Gustav Tietze AG
The machine à écrire Victoria was the French version of the German-made schreibmaschine Famos. The two were identical in every way except for labeling.
Production of this typewriter commenced ca.1910 at the Gustav Tietze AG factory in Leipzig, Germany. The image below is of the factory from a postcard postmarked to 1913.
The typewriter itself was very basic and nothing more than a toy. It was constructed of pressed tin with rubber type. Inking was by transfer from a single felt roller. Because of its diminutive size, the platen could only accommodate small sheets of paper about the size of an index card. Also, the sheets had to be wrapped around the platen and clamped down prior to use in order to type.

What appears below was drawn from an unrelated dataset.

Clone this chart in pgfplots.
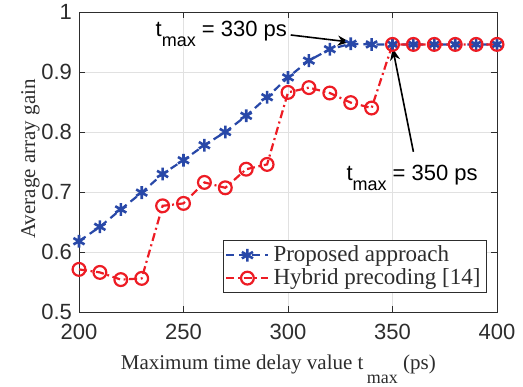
\documentclass[border=0pt]{standalone}
\usepackage{fontspec}
\setmainfont{Liberation Serif}
\setsansfont{Liberation Sans}
\usepackage{pgfplots}
\pgfplotsset{compat=1.18}
\usetikzlibrary{arrows.meta}
\definecolor{myblue}{RGB}{40,72,168}
\definecolor{myred}{RGB}{237,28,36}
\definecolor{axgray}{RGB}{45,45,45}
\definecolor{gridgray}{RGB}{225,225,225}
\newcommand{\sub}[2]{\raisebox{#2}{\fontsize{9}{9}\selectfont #1}}
\begin{document}
\begin{tikzpicture}
\begin{axis}[
  scale only axis, width=209pt, height=150pt,
  xmin=200, xmax=400, ymin=0.5, ymax=1,
  xtick={200,250,300,350,400},
  ytick={0.5,0.6,0.7,0.8,0.9,1},
  grid=major, grid style={gridgray, line width=0.4pt},
  axis line style={axgray, line width=0.5pt},
  tick style={axgray, line width=0.5pt},
  tick align=inside, major tick length=3pt,
  /pgf/number format/assume math mode=true,
  ticklabel style={font=\sffamily\fontsize{11}{13}\selectfont, text=axgray},
  xticklabel style={yshift=-2.5pt},
  xlabel={Maximum time delay value t\,\sub{max}{-7pt} (ps)},
  ylabel={Average array gain},
  label style={font=\fontsize{10.5}{12}\selectfont, text=axgray},
  xlabel style={at={(axis description cs:0.477,-0.19)}, anchor=base},
  ylabel style={at={(axis description cs:-0.105,0.51)}, anchor=base},
  legend style={at={(0.976,0.063)}, anchor=south east, draw=axgray, line width=0.5pt,
    font=\fontsize{11.5}{13}\selectfont, text=axgray, inner xsep=1pt, inner ysep=0.5pt,
    row sep=-2pt},
  legend cell align=left,
  legend image code/.code={\draw[mark repeat=2,mark phase=2,#1] plot coordinates {(0pt,0pt)(10.5pt,0pt)(21pt,0pt)};},
  clip=false,
]
\addplot[myblue, line width=1.1pt, dash pattern=on 4pt off 2.5pt, mark=asterisk, mark size=3.2pt,
  mark options={solid, line width=1.3pt}] coordinates {
(200,0.618)(210,0.642)(220,0.671)(230,0.699)(240,0.730)(250,0.753)(260,0.778)(270,0.800)
(280,0.827)(290,0.858)(300,0.891)(310,0.919)(320,0.938)(330,0.947)(340,0.946)(350,0.946)
(360,0.946)(370,0.946)(380,0.946)(390,0.946)(400,0.946)};
\addlegendentry{Proposed approach}
\addplot[myred, line width=1.1pt, dash pattern=on 4pt off 1.8pt on 1pt off 1.8pt, mark=o, mark size=3.2pt,
  mark options={solid, line width=1.1pt}] coordinates {
(200,0.571)(210,0.566)(220,0.554)(230,0.556)(240,0.677)(250,0.681)(260,0.716)(270,0.707)
(280,0.738)(290,0.746)(300,0.866)(310,0.874)(320,0.865)(330,0.849)(340,0.840)(350,0.946)
(360,0.946)(370,0.946)(380,0.946)(390,0.946)(400,0.946)};
\addlegendentry{Hybrid precoding [14]}
\node[anchor=base east, inner sep=0pt, font=\sffamily\fontsize{11}{12}\selectfont]
  at (axis cs:299.7,0.9588) {t\sub{max}{-5pt} = 330 ps};
\node[anchor=base west, inner sep=0pt, font=\sffamily\fontsize{11}{12}\selectfont]
  at (axis cs:327.8,0.72) {t\sub{max}{-5pt} = 350 ps};
\draw[-{Stealth[length=6pt,width=5pt]}, line width=0.8pt] (axis cs:301.3,0.9617) -- (axis cs:329.5,0.950);
\draw[-{Stealth[length=6pt,width=5pt]}, line width=0.8pt] (axis cs:360.0,0.767) -- (axis cs:350.1,0.9395);
\end{axis}
\pgfresetboundingbox
\useasboundingbox (-39.5pt,-37pt) rectangle (222pt,156pt);
\end{tikzpicture}
\end{document}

To type, the user would select the desired character by spinning the circular index using a knob at the rear of the typewriter. To print, the user would press down on a lever to the right of the index to lower the type to the platen. The type then automatically retracts back up. The platen also advanced/spun automatically after each typed character. Carriage advancement and return is executed manually by simply pulling or pushing it.
After just two years, be it the Victoria or the Famos, production of the typewriter ended. The Gustav Tietze Company replaced it with another cheaply made index typewriter, though still a toy, the Aktiv.
Need an instruction manual for your Victoria? Get it here...
The Victoria model was offered with at least two case options. There was a standard dome-top option and a premium one. The premium one, included inks, pencils, a stamp and stationary... a portable office.